* _Record excerpts_
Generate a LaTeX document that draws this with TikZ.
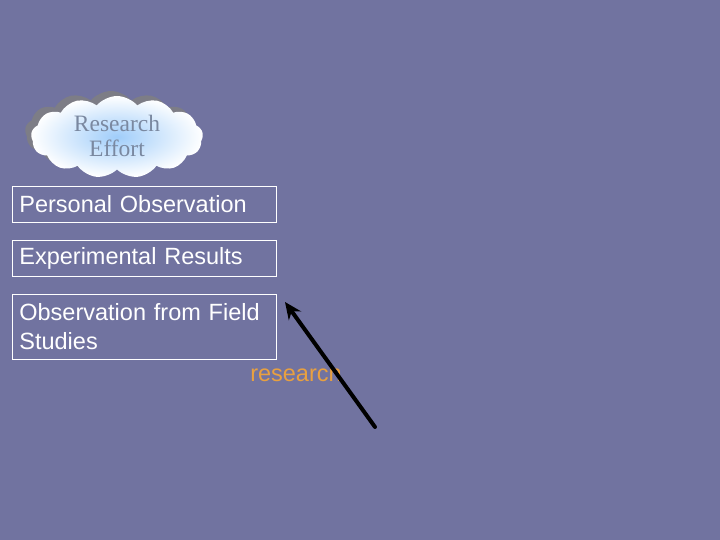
\documentclass[tikz,border=0pt]{standalone}
\usepackage{fontspec}
\setmainfont{Liberation Sans}
\newfontfamily\serifface{Liberation Serif}
\usetikzlibrary{shapes.symbols,arrows.meta}
\definecolor{bgc}{RGB}{113,115,160}
\definecolor{cloudtxt}{RGB}{122,136,160}
\definecolor{orangetxt}{RGB}{232,160,64}
\definecolor{cloudin}{RGB}{160,205,250}
\tikzset{
  obsbox/.style={draw=white, line width=0.8pt, anchor=north west, minimum width=264pt,
    text width=250pt, inner xsep=7pt, align=left, text=white,
    font=\fontsize{23.5}{29}\selectfont},
  cloudshape/.style={cloud, cloud puffs=13, cloud puff arc=100, aspect=2.2,
    minimum width=172pt, minimum height=82pt, inner sep=0pt},
}
\begin{document}
\begin{tikzpicture}[x=1pt,y=1pt]
\fill[bgc] (0,0) rectangle (720,540);
\useasboundingbox (0,0) rectangle (720,540);
% cloud shadow
\node[cloudshape, fill=gray!80!bgc] at (111,408) {};
\node[cloudshape, inner color=cloudin, outer color=white] (cloud) at (117,403) {};
\node[text=cloudtxt, align=center, font=\serifface\fontsize{23.5}{25}\selectfont] at (117,404) {Research\\Effort};
% boxes
\node[obsbox, minimum height=36pt, inner ysep=2pt] (b1) at (12,354) {Personal Observation};
\node[obsbox, minimum height=36pt, inner ysep=2pt] (b2) at (12,300) {Experimental Results};
\node[obsbox, minimum height=65pt, inner ysep=4pt] (b3) at (12,246) {Observation from Field\\Studies};
% label
\node[text=orangetxt, font=\fontsize{23.5}{26}\selectfont] (lbl) at (296,167) {research};
% arrow
\coordinate (as) at (375,113);
\coordinate (ae) at (285,238);
\draw[line width=4pt, line cap=round, -{Stealth[length=17pt,width=15pt]}] (as) -- (ae);
\end{tikzpicture}
\end{document}
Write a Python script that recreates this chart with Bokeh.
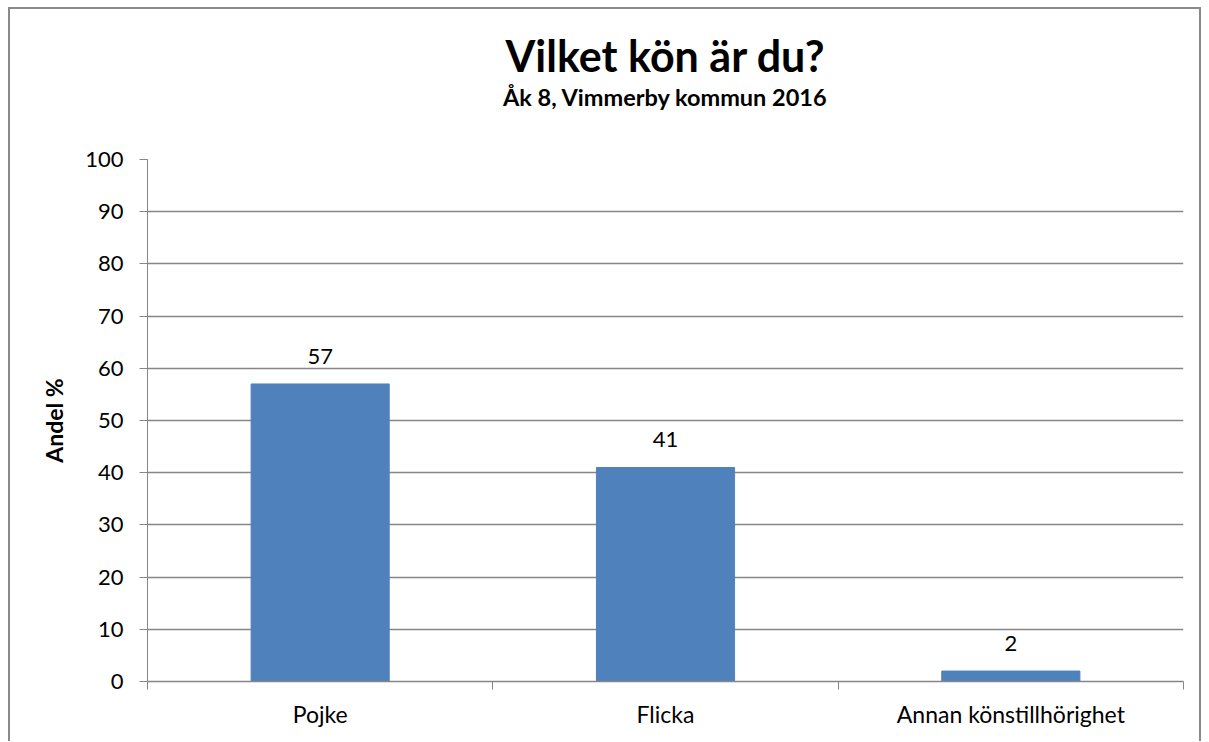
from bokeh.plotting import figure
from bokeh.models import (Range1d, LinearAxis, FixedTicker, Title,
                          ColumnDataSource)
from bokeh.core.properties import value
from bokeh.embed import file_html
from bokeh.resources import INLINE

categories = ["Pojke", "Flicka", "Annan könstillhörighet"]
values = [57, 41, 2]
labels = ["57", "41", "2"]
y_ticks = [0, 10, 20, 30, 40, 50, 60, 70, 80, 90, 100]
title_text = "Vilket kön är du?"
subtitle_text = "Åk 8, Vimmerby kommun 2016"
y_label = "Andel %"

FONT = "Lato"
GRID = "#868686"

n = len(categories)
centers = [i + 0.5 for i in range(n)]
src = ColumnDataSource(dict(x=centers, val=values, lab=labels))

p = figure(width=1193, height=734, x_range=Range1d(0, n),
           y_range=Range1d(0, 100), output_backend="svg", toolbar_location=None,
           title=None, min_border_left=137, min_border_right=20,
           min_border_top=150, min_border_bottom=62, x_axis_location=None)
p.outline_line_color = None
p.background_fill_color = "white"
p.border_fill_color = "white"
p.styles = {"border-left": "2px solid #8a8a8a", "border-top": "2px solid #8a8a8a",
            "border-right": "2px solid #8a8a8a", "box-sizing": "border-box",
            "margin-left": "8px", "margin-top": "7px"}

p.vbar(x="x", top="val", width=0.4, source=src, fill_color="#4f81bd",
       line_color="#4f81bd")
p.text(x="x", y="val", text="lab", source=src, text_align="center",
       text_baseline="bottom", y_offset=-20, text_font=value(FONT),
       text_font_size="22px", text_color="black")

# y axis
ya = p.yaxis[0]
ya.ticker = FixedTicker(ticks=y_ticks)
ya.axis_line_color = GRID
ya.major_tick_line_color = GRID
ya.major_tick_in = 0
ya.major_tick_out = 8
ya.minor_tick_line_color = None
ya.major_label_text_font = FONT
ya.major_label_text_font_size = "22px"
ya.major_label_text_color = "black"
ya.major_label_standoff = 16
ya.axis_label = y_label
ya.axis_label_text_font = FONT
ya.axis_label_text_font_size = "23px"
ya.axis_label_text_font_style = "bold"
ya.axis_label_text_color = "black"
ya.axis_label_standoff = 14

p.ygrid.ticker = FixedTicker(ticks=y_ticks)
p.ygrid.grid_line_color = GRID
p.ygrid.grid_line_width = 1.3
p.xgrid.grid_line_color = None

# x axes: one for boundary ticks, one for category labels
tick_axis = LinearAxis(ticker=FixedTicker(ticks=list(range(n + 1))))
tick_axis.axis_line_color = GRID
tick_axis.axis_line_width = 1.3
tick_axis.major_tick_line_color = GRID
tick_axis.major_tick_in = 0
tick_axis.major_tick_out = 8
tick_axis.minor_tick_line_color = None
tick_axis.major_label_text_font_size = "0px"
tick_axis.major_label_text_color = None
tick_axis.major_label_standoff = 0

cat_axis = LinearAxis(ticker=FixedTicker(ticks=centers),
                      major_label_overrides={c: lab for c, lab in zip(centers, categories)})
cat_axis.axis_line_color = None
cat_axis.major_tick_line_color = None
cat_axis.minor_tick_line_color = None
cat_axis.major_label_text_font = FONT
cat_axis.major_label_text_font_size = "23px"
cat_axis.major_label_text_color = "black"
cat_axis.major_label_standoff = 4

p.add_layout(tick_axis, "below")
p.add_layout(cat_axis, "below")

# blank spacer title (closest to the plot) pushes the titles upward
spacer = Title(text=" ", text_font_size="42px", standoff=0)
sub = Title(text=subtitle_text, align="center", text_font=FONT,
            text_font_size="23.5px", text_font_style="bold", text_color="black",
            standoff=0)
main = Title(text=title_text, align="center", text_font=FONT,
             text_font_size="43px", text_font_style="bold", text_color="black",
             standoff=0)
p.add_layout(spacer, "above")
p.add_layout(sub, "above")
p.add_layout(main, "above")

open("out.html", "w").write(file_html(p, INLINE))
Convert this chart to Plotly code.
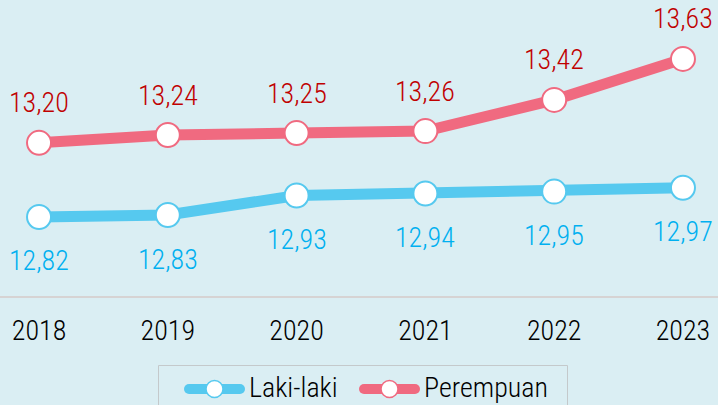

* _Instruction_
Transcribe the whole listing, character for character, but not its images.

* _Answer for this exercise_
Generate a LaTeX document that draws this with TikZ.
\documentclass[tikz,border=0pt]{standalone}
\usepackage{fontspec}
\setmainfont{Liberation Sans}
\newfontfamily\serifface{Liberation Serif}
\usetikzlibrary{shapes.symbols,arrows.meta}
\definecolor{bgc}{RGB}{113,115,160}
\definecolor{cloudtxt}{RGB}{122,136,160}
\definecolor{orangetxt}{RGB}{232,160,64}
\definecolor{cloudin}{RGB}{160,205,250}
\tikzset{
  obsbox/.style={draw=white, line width=0.8pt, anchor=north west, minimum width=264pt,
    text width=250pt, inner xsep=7pt, align=left, text=white,
    font=\fontsize{23.5}{29}\selectfont},
  cloudshape/.style={cloud, cloud puffs=13, cloud puff arc=100, aspect=2.2,
    minimum width=172pt, minimum height=82pt, inner sep=0pt},
}
\begin{document}
\begin{tikzpicture}[x=1pt,y=1pt]
\fill[bgc] (0,0) rectangle (720,540);
\useasboundingbox (0,0) rectangle (720,540);
% cloud shadow
\node[cloudshape, fill=gray!80!bgc] at (111,408) {};
\node[cloudshape, inner color=cloudin, outer color=white] (cloud) at (117,403) {};
\node[text=cloudtxt, align=center, font=\serifface\fontsize{23.5}{25}\selectfont] at (117,404) {Research\\Effort};
% boxes
\node[obsbox, minimum height=36pt, inner ysep=2pt] (b1) at (12,354) {Personal Observation};
\node[obsbox, minimum height=36pt, inner ysep=2pt] (b2) at (12,300) {Experimental Results};
\node[obsbox, minimum height=65pt, inner ysep=4pt] (b3) at (12,246) {Observation from Field\\Studies};
% label
\node[text=orangetxt, font=\fontsize{23.5}{26}\selectfont] (lbl) at (296,167) {research};
% arrow
\coordinate (as) at (375,113);
\coordinate (ae) at (285,238);
\draw[line width=4pt, line cap=round, -{Stealth[length=17pt,width=15pt]}] (as) -- (ae);
\end{tikzpicture}
\end{document}
Write a Python script that recreates this chart with Bokeh.
from bokeh.plotting import figure
from bokeh.models import (Range1d, LinearAxis, FixedTicker, Title,
                          ColumnDataSource)
from bokeh.core.properties import value
from bokeh.embed import file_html
from bokeh.resources import INLINE

categories = ["Pojke", "Flicka", "Annan könstillhörighet"]
values = [57, 41, 2]
labels = ["57", "41", "2"]
y_ticks = [0, 10, 20, 30, 40, 50, 60, 70, 80, 90, 100]
title_text = "Vilket kön är du?"
subtitle_text = "Åk 8, Vimmerby kommun 2016"
y_label = "Andel %"

FONT = "Lato"
GRID = "#868686"

n = len(categories)
centers = [i + 0.5 for i in range(n)]
src = ColumnDataSource(dict(x=centers, val=values, lab=labels))

p = figure(width=1193, height=734, x_range=Range1d(0, n),
           y_range=Range1d(0, 100), output_backend="svg", toolbar_location=None,
           title=None, min_border_left=137, min_border_right=20,
           min_border_top=150, min_border_bottom=62, x_axis_location=None)
p.outline_line_color = None
p.background_fill_color = "white"
p.border_fill_color = "white"
p.styles = {"border-left": "2px solid #8a8a8a", "border-top": "2px solid #8a8a8a",
            "border-right": "2px solid #8a8a8a", "box-sizing": "border-box",
            "margin-left": "8px", "margin-top": "7px"}

p.vbar(x="x", top="val", width=0.4, source=src, fill_color="#4f81bd",
       line_color="#4f81bd")
p.text(x="x", y="val", text="lab", source=src, text_align="center",
       text_baseline="bottom", y_offset=-20, text_font=value(FONT),
       text_font_size="22px", text_color="black")

# y axis
ya = p.yaxis[0]
ya.ticker = FixedTicker(ticks=y_ticks)
ya.axis_line_color = GRID
ya.major_tick_line_color = GRID
ya.major_tick_in = 0
ya.major_tick_out = 8
ya.minor_tick_line_color = None
ya.major_label_text_font = FONT
ya.major_label_text_font_size = "22px"
ya.major_label_text_color = "black"
ya.major_label_standoff = 16
ya.axis_label = y_label
ya.axis_label_text_font = FONT
ya.axis_label_text_font_size = "23px"
ya.axis_label_text_font_style = "bold"
ya.axis_label_text_color = "black"
ya.axis_label_standoff = 14

p.ygrid.ticker = FixedTicker(ticks=y_ticks)
p.ygrid.grid_line_color = GRID
p.ygrid.grid_line_width = 1.3
p.xgrid.grid_line_color = None

# x axes: one for boundary ticks, one for category labels
tick_axis = LinearAxis(ticker=FixedTicker(ticks=list(range(n + 1))))
tick_axis.axis_line_color = GRID
tick_axis.axis_line_width = 1.3
tick_axis.major_tick_line_color = GRID
tick_axis.major_tick_in = 0
tick_axis.major_tick_out = 8
tick_axis.minor_tick_line_color = None
tick_axis.major_label_text_font_size = "0px"
tick_axis.major_label_text_color = None
tick_axis.major_label_standoff = 0

cat_axis = LinearAxis(ticker=FixedTicker(ticks=centers),
                      major_label_overrides={c: lab for c, lab in zip(centers, categories)})
cat_axis.axis_line_color = None
cat_axis.major_tick_line_color = None
cat_axis.minor_tick_line_color = None
cat_axis.major_label_text_font = FONT
cat_axis.major_label_text_font_size = "23px"
cat_axis.major_label_text_color = "black"
cat_axis.major_label_standoff = 4

p.add_layout(tick_axis, "below")
p.add_layout(cat_axis, "below")

# blank spacer title (closest to the plot) pushes the titles upward
spacer = Title(text=" ", text_font_size="42px", standoff=0)
sub = Title(text=subtitle_text, align="center", text_font=FONT,
            text_font_size="23.5px", text_font_style="bold", text_color="black",
            standoff=0)
main = Title(text=title_text, align="center", text_font=FONT,
             text_font_size="43px", text_font_style="bold", text_color="black",
             standoff=0)
p.add_layout(spacer, "above")
p.add_layout(sub, "above")
p.add_layout(main, "above")

open("out.html", "w").write(file_html(p, INLINE))
Convert this chart to Plotly code.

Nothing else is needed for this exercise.